Jamais lors des neuf dernières élections européennes le thème de l’immigration n’aura occupé une telle place qu’en 2024. En 2019, il se situait au quatrième rang des sujets dont les Français nous disaient qu’ils tiendraient le plus compte dans leur choix de vote, derrière le « pouvoir d’achat » et la « protection de l’environnement » – qui faisaient à l’époque jeu égal – et très légèrement après la « place de la France en Europe et dans le monde ».
Dans la cinquième vague de l’enquête électorale d’Ipsos pour Le Monde, la Fondation Jean Jaurès, le Centre de recherches politiques de Sciences Po et l’Institut Montaigne, l’immigration est citée en deuxième position et talonne le pouvoir d’achat (18 % contre 20 %, 38 % contre 47 % si l’on prend le total des citations). Dans une autre enquête d’Ipsos réalisée en mai pour France Télévisions, l’immigration est le sujet dont les Français pensent qu’il devrait être la principale priorité de l’Union européenne dans les années à venir. De place éminente en 2019, on est passé à place prépondérante en 2024.
Une élection se gagne à partir de plusieurs composantes mais l’une des plus essentielles est celle de l’enjeu prioritaire et de la crédibilité comparée des listes ou des candidats qui s’affrontent sur cet enjeu. En 2019, l’enjeu et la crédibilité des formations politiques étaient partagés : le Rassemblement national (RN) était plus crédible que La République en marche (LRM, devenu Renaissance) sur l’immigration, mais le parti présidentiel, et en particulier Emmanuel Macron, l’était davantage sur la place de la France en Europe et dans le monde et, à l’époque, sur les sujets économiques, la sortie de l’euro prônée par le RN inquiétant profondément les Français.
Thème peu porteur pour la majorité présidentielle
Les écologistes, enfin, étaient les plus crédibles sur l’environnement, qui s’imposait de plus en plus comme un sujet majeur du débat. Le résultat de 2019 porte logiquement la marque de cette distribution des enjeux dominants et de la crédibilité des candidats, chacun ayant sa zone de force : une liste RN, conduite déjà par Jordan Bardella, certes en tête mais d’1 point seulement devant celle de LRM, laquelle résistait bien, et une liste écologiste qui avait créé la surprise, arrivant en troisième position avec 13,5 %. Toutes les autres, dont aucune n’était très crédible sur un enjeu important, étaient balayées et en dessous des 10 %.
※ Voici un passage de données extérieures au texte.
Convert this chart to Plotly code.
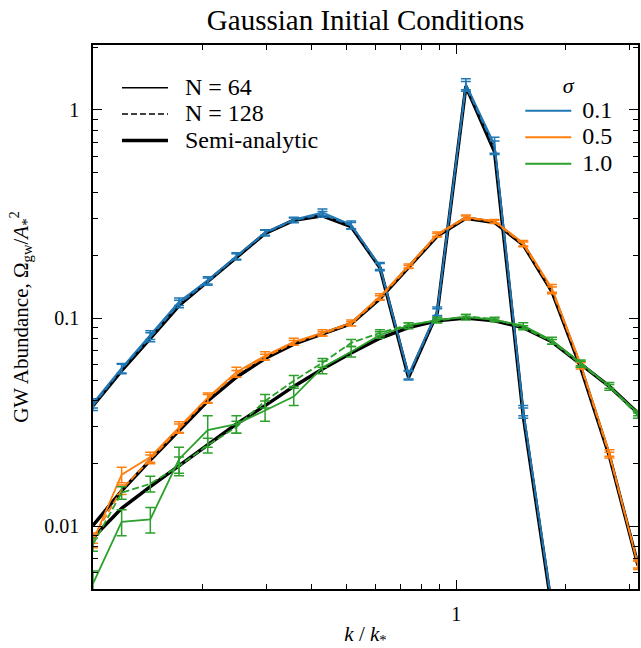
import plotly.graph_objects as go
import math

# ---------------- data ----------------
k = [0.1, 0.1199, 0.1438, 0.1725, 0.2069, 0.2481, 0.2976, 0.3569, 0.4281, 0.5135,
     0.6159, 0.7387, 0.886, 1.0624, 1.2743, 1.5284, 1.8332, 2.1988, 2.6373, 3.1623]

# sigma = 0.1
blue_n64 = [0.039, 0.0575, 0.083, 0.120, 0.152, 0.199, 0.258, 0.297, 0.322, 0.281,
            0.178, 0.0535, 0.108, 1.33, 0.68, 0.036, 0.0042, 3e-4, 2e-5, 1e-6]
blue_n64_err = [0.002, 0.003, 0.004, 0.005, 0.006, 0.007, 0.008, 0.008, 0.012, 0.012,
                0.007, 0.0025, 0.005, 0.08, 0.06, 0.002, 0.0003, 2e-5, 1e-6, 1e-7]
blue_n128 = [0.038, 0.057, 0.081, 0.117, 0.150, 0.197, 0.256, 0.295, 0.315, 0.278,
             0.176, 0.053, 0.106, 1.30, 0.66, 0.035, 0.0041, 3e-4, 2e-5, 1e-6]
blue_n128_err = [0.002, 0.003, 0.004, 0.005, 0.006, 0.007, 0.008, 0.008, 0.010, 0.010,
                 0.007, 0.0025, 0.005, 0.07, 0.05, 0.002, 0.0003, 2e-5, 1e-6, 1e-7]
blue_semi = [0.038, 0.056, 0.080, 0.115, 0.150, 0.196, 0.255, 0.295, 0.310, 0.275,
             0.175, 0.052, 0.106, 1.30, 0.63, 0.034, 0.004, 3e-4, 2e-5, 1e-6]

# sigma = 0.5
orange_n64 = [0.0085, 0.0177, 0.0215, 0.030, 0.0415, 0.055, 0.066, 0.077, 0.085, 0.095,
              0.127, 0.178, 0.253, 0.305, 0.292, 0.229, 0.139, 0.060, 0.0225, 0.0065]
orange_n64_err = [0.0006, 0.0015, 0.0012, 0.0018, 0.0022, 0.003, 0.003, 0.003, 0.003, 0.003,
                  0.004, 0.004, 0.006, 0.008, 0.006, 0.007, 0.006, 0.002, 0.0008, 0.0003]
orange_n128 = [0.0088, 0.0150, 0.021, 0.0295, 0.041, 0.054, 0.065, 0.076, 0.084, 0.094,
               0.125, 0.176, 0.250, 0.303, 0.290, 0.226, 0.136, 0.059, 0.022, 0.0066]
orange_n128_err = [0.0005, 0.0008, 0.001, 0.0015, 0.002, 0.002, 0.002, 0.002, 0.002, 0.002,
                   0.003, 0.003, 0.005, 0.006, 0.005, 0.006, 0.005, 0.002, 0.0007, 0.0003]
orange_semi = [0.0101, 0.0148, 0.0208, 0.029, 0.040, 0.052, 0.064, 0.075, 0.084, 0.094,
               0.124, 0.175, 0.248, 0.302, 0.288, 0.225, 0.134, 0.058, 0.0218, 0.0065]

# sigma = 1.0
green_n64 = [0.0053, 0.0105, 0.0108, 0.021, 0.029, 0.031, 0.036, 0.042, 0.058, 0.069,
             0.083, 0.092, 0.098, 0.101, 0.098, 0.092, 0.078, 0.061, 0.047, 0.035]
green_n64_err = [0.0008, 0.0015, 0.0015, 0.003, 0.005, 0.003, 0.004, 0.004, 0.004, 0.004,
                 0.003, 0.003, 0.003, 0.003, 0.002, 0.003, 0.003, 0.002, 0.002, 0.001]
green_n128 = [0.0082, 0.0145, 0.016, 0.0195, 0.0245, 0.030, 0.040, 0.050, 0.061, 0.076,
              0.085, 0.093, 0.097, 0.102, 0.099, 0.090, 0.077, 0.060, 0.047, 0.034]
green_n128_err = [0.0006, 0.001, 0.0014, 0.002, 0.002, 0.002, 0.003, 0.003, 0.003, 0.003,
                  0.003, 0.002, 0.002, 0.002, 0.002, 0.002, 0.002, 0.002, 0.001, 0.001]
green_semi = [0.0088, 0.0122, 0.0155, 0.0195, 0.0245, 0.031, 0.038, 0.047, 0.057, 0.068,
              0.080, 0.090, 0.097, 0.100, 0.097, 0.090, 0.077, 0.060, 0.047, 0.035]

sigma_labels = ["0.1", "0.5", "1.0"]
res_labels = ["N = 64", "N = 128", "Semi-analytic"]
x_ticks = [1]
x_ticktext = ["1"]
x_minor = [0.2, 0.3, 0.4, 0.5, 0.6, 0.7, 0.8, 0.9, 2, 3]
y_ticks = [0.01, 0.1, 1]
y_ticktext = ["0.01", "0.1", "1"]
y_minor = [0.005, 0.006, 0.007, 0.008, 0.009, 0.02, 0.03, 0.04, 0.05, 0.06, 0.07, 0.08,
           0.09, 0.2, 0.3, 0.4, 0.5, 0.6, 0.7, 0.8, 0.9, 2]

# ---------------- style ----------------
colors = ["#1f77b4", "#ff7f0e", "#2ca02c"]
FONT = "Liberation Serif"
LEG_TXT = 24  # legend label size (px)
NBSP = "\u00a0"


def big(s, pad):
    return "<span style='font-size:%dpx'>%s%s</span>" % (LEG_TXT, NBSP * pad, s)


series = [
    (blue_n64, blue_n64_err, blue_n128, blue_n128_err, blue_semi),
    (orange_n64, orange_n64_err, orange_n128, orange_n128_err, orange_semi),
    (green_n64, green_n64_err, green_n128, green_n128_err, green_semi),
]

fig = go.Figure()

# semi-analytic (thick black) underneath
for (_, _, _, _, semi) in series:
    fig.add_trace(go.Scatter(x=k, y=semi, mode="lines",
                             line=dict(color="black", width=3.5),
                             showlegend=False, hoverinfo="skip"))

for col, (n64, e64, n128, e128, _) in zip(colors, series):
    fig.add_trace(go.Scatter(x=k, y=n64, mode="lines",
                             line=dict(color=col, width=1.8),
                             error_y=dict(type="data", array=e64, color=col,
                                          thickness=1.5, width=5),
                             showlegend=False))
    fig.add_trace(go.Scatter(x=k, y=n128, mode="lines",
                             line=dict(color=col, width=1.8, dash="7px,3px"),
                             error_y=dict(type="data", array=e128, color=col,
                                          thickness=1.5, width=5),
                             showlegend=False))

# legend entries: line styles
res_styles = [dict(color="black", width=1.5),
              dict(color="black", width=1.5, dash="6px,3px"),
              dict(color="black", width=3.5)]
for i, (lab, st) in enumerate(zip(res_labels, res_styles)):
    fig.add_trace(go.Scatter(x=[None], y=[None], mode="lines", line=st,
                             name=big(lab, 2), legend="legend"))
# legend entries: sigma colours
for i, (lab, col) in enumerate(zip(sigma_labels, colors)):
    fig.add_trace(go.Scatter(x=[None], y=[None], mode="lines",
                             line=dict(color=col, width=2), name=big(lab, 1),
                             legend="legend2"))

axis_common = dict(showgrid=False, zeroline=False, showline=True, linecolor="black",
                   linewidth=1.5, ticks="inside", ticklen=9, tickwidth=1,
                   tickcolor="black", mirror="allticks",
                   tickfont=dict(family=FONT, size=20, color="black"))

fig.update_layout(
    width=641, height=648,
    margin=dict(l=93, r=1, t=45, b=58),
    paper_bgcolor="white", plot_bgcolor="white",
    font=dict(family=FONT, size=18, color="black"),
    title=dict(text="Gaussian Initial Conditions", x=0.5, xref="paper",
               y=1 - 20 / 648, yref="container", yanchor="middle",
               font=dict(family=FONT, size=29, color="black")),
    xaxis=dict(type="log", range=[-1, 0.5], tickmode="array", tickvals=x_ticks,
               ticktext=x_ticktext,
               minor=dict(tickmode="array", tickvals=x_minor, ticks="inside",
                          ticklen=5, tickwidth=1, tickcolor="black"),
               title=dict(text="<i>k</i> / <i>k</i><sub>*</sub>", standoff=8,
                          font=dict(family=FONT, size=21)),
               ticklabelstandoff=6,
               **axis_common),
    yaxis=dict(type="log", range=[math.log10(0.005), math.log10(2.05)],
               tickmode="array", tickvals=y_ticks, ticktext=y_ticktext,
               minor=dict(tickmode="array", tickvals=y_minor, ticks="inside",
                          ticklen=5, tickwidth=1, tickcolor="black"),
               title=dict(text="GW Abundance, Ω<sub>gw</sub>/<i>A</i><sub>*</sub><sup>2</sup>",
                          standoff=10, font=dict(family=FONT, size=21)),
               ticklabelstandoff=8,
               **axis_common),
    legend=dict(x=0.044, y=0.955, xanchor="left", yanchor="top",
                bgcolor="rgba(0,0,0,0)", borderwidth=0, itemwidth=46,
                font=dict(family=FONT, size=18, color="black")),
    legend2=dict(x=0.784, y=0.965, xanchor="left", yanchor="top",
                 bgcolor="rgba(0,0,0,0)", borderwidth=0, itemwidth=46,
                 font=dict(family=FONT, size=18, color="black"),
                 title=dict(text="<i>σ</i>", side="top center",
                            font=dict(family=FONT, size=22))),
    showlegend=True,
)

fig.write_html("out.html")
Rien de tel aujourd’hui. D’abord parce que, même sur le premier enjeu, le pouvoir d’achat, la crédibilité du RN est en hausse et celle de la majorité présidentielle en baisse. Ensuite parce que le premier enjeu qui serait favorable à Renaissance, « la place de la France en Europe et dans le monde », n’arrive qu’en sixième position, à 18 points de l’immigration, derrière la santé, l’environnement et la sécurité, trois thèmes aujourd’hui peu porteurs pour la majorité présidentielle.